__Data shown__.
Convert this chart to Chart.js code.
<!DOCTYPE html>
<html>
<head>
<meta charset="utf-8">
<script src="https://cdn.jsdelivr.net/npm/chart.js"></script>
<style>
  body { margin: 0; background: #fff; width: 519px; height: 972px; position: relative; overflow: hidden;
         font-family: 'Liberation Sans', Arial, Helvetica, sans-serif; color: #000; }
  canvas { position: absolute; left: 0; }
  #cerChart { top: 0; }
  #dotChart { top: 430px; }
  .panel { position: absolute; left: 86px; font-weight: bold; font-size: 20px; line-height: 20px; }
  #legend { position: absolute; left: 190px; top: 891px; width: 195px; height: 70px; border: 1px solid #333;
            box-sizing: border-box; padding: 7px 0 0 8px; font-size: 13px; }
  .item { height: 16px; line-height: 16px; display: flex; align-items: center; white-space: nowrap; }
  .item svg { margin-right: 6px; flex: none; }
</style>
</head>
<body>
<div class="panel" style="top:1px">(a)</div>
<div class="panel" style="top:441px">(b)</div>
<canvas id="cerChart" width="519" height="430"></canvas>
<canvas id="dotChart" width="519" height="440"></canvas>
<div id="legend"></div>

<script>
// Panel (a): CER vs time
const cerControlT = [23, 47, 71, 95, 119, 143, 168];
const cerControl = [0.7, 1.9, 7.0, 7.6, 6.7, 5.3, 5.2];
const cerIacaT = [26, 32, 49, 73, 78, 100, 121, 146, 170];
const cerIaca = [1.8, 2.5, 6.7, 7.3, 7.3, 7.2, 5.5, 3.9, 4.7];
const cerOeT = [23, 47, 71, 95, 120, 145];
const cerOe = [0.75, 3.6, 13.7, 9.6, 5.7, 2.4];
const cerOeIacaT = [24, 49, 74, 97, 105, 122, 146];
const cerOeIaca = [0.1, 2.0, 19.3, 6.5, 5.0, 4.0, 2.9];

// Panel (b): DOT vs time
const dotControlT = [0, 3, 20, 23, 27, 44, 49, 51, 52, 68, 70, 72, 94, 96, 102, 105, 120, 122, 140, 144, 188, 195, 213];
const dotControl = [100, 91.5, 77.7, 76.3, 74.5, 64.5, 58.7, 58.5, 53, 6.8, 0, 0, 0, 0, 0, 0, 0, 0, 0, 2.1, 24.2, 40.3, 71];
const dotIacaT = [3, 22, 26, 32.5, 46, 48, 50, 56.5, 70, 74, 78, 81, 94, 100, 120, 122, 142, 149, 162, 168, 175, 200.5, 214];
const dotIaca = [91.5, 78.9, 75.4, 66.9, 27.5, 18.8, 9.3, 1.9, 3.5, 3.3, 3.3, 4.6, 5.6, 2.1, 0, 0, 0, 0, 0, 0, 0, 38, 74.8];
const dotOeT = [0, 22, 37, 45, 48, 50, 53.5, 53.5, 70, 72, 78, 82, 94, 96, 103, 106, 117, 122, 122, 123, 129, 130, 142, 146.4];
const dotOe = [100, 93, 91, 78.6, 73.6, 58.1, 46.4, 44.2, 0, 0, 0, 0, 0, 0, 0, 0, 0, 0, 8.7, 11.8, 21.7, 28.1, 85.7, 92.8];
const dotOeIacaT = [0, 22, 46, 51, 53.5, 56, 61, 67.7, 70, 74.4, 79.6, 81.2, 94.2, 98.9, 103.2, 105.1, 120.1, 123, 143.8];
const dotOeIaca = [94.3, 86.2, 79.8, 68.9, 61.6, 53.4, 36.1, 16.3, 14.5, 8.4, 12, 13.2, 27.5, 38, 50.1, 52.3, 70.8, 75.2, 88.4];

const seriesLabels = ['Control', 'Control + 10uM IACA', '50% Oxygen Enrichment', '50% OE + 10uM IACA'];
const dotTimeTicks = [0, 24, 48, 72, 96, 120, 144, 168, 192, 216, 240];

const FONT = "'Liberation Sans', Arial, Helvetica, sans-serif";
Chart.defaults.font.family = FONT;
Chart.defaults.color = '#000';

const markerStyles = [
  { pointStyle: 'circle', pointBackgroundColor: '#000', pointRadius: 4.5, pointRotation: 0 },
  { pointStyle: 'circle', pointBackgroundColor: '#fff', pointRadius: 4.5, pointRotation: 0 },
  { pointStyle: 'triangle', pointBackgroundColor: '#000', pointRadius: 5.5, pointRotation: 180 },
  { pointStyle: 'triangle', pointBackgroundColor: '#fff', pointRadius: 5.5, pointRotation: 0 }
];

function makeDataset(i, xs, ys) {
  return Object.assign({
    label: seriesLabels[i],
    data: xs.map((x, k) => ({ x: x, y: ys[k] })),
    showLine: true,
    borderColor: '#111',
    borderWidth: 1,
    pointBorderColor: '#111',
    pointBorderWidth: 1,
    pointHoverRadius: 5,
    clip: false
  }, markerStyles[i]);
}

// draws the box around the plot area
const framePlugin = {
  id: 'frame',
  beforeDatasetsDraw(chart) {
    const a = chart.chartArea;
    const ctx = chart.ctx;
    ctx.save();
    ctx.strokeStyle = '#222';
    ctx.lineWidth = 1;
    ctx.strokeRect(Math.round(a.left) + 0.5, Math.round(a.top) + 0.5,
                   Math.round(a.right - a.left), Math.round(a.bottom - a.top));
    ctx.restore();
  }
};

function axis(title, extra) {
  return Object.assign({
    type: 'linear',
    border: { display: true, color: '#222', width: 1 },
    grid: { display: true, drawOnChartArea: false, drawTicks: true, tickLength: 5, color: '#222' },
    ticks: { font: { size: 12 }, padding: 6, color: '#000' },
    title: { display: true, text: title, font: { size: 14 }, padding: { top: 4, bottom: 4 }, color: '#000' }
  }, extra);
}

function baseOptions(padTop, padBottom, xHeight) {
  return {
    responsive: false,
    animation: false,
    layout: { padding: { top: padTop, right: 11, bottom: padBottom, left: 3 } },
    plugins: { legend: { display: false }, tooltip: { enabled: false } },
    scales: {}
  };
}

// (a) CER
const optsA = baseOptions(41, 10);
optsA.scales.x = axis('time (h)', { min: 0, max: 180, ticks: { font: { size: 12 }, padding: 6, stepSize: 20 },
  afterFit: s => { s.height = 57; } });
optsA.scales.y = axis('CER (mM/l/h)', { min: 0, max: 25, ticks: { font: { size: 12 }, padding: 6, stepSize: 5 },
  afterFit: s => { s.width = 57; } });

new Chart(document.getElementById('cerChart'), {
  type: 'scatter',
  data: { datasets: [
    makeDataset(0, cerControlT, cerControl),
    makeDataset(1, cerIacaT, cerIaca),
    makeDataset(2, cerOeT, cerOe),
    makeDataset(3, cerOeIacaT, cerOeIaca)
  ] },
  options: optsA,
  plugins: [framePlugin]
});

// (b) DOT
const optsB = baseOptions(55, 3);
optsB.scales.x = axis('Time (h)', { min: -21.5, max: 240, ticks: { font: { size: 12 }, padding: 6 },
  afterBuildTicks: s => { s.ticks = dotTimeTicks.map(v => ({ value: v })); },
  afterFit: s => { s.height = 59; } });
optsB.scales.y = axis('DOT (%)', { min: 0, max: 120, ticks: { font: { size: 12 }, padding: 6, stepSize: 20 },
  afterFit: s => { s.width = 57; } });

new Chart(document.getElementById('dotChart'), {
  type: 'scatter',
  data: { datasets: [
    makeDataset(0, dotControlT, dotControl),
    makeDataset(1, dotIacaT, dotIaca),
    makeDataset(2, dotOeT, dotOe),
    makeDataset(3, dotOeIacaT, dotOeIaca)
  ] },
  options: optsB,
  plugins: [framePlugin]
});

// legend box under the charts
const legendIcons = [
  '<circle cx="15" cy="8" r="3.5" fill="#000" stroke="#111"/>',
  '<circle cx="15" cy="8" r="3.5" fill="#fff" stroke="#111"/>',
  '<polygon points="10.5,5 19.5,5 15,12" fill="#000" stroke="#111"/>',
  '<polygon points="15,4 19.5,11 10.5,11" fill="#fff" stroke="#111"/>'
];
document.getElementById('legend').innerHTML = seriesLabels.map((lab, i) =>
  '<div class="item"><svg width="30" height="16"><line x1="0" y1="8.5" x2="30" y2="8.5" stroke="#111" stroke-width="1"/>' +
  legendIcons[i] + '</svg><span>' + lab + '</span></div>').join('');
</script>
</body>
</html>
...
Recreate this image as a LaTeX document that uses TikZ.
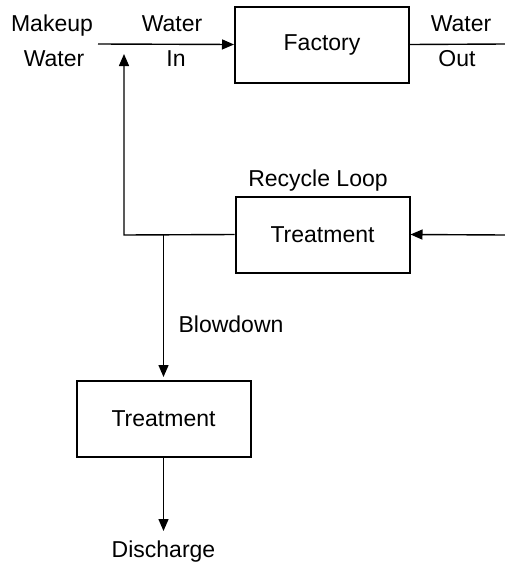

__Your objective__.
Gather from the entries above all lines that include the string "document".

__Answer to this task__.
new Chart(document.getElementById('cerChart'), {
new Chart(document.getElementById('dotChart'), {
document.getElementById('legend').innerHTML = seriesLabels.map((lab, i) =>
Recreate this image as a LaTeX document that uses TikZ.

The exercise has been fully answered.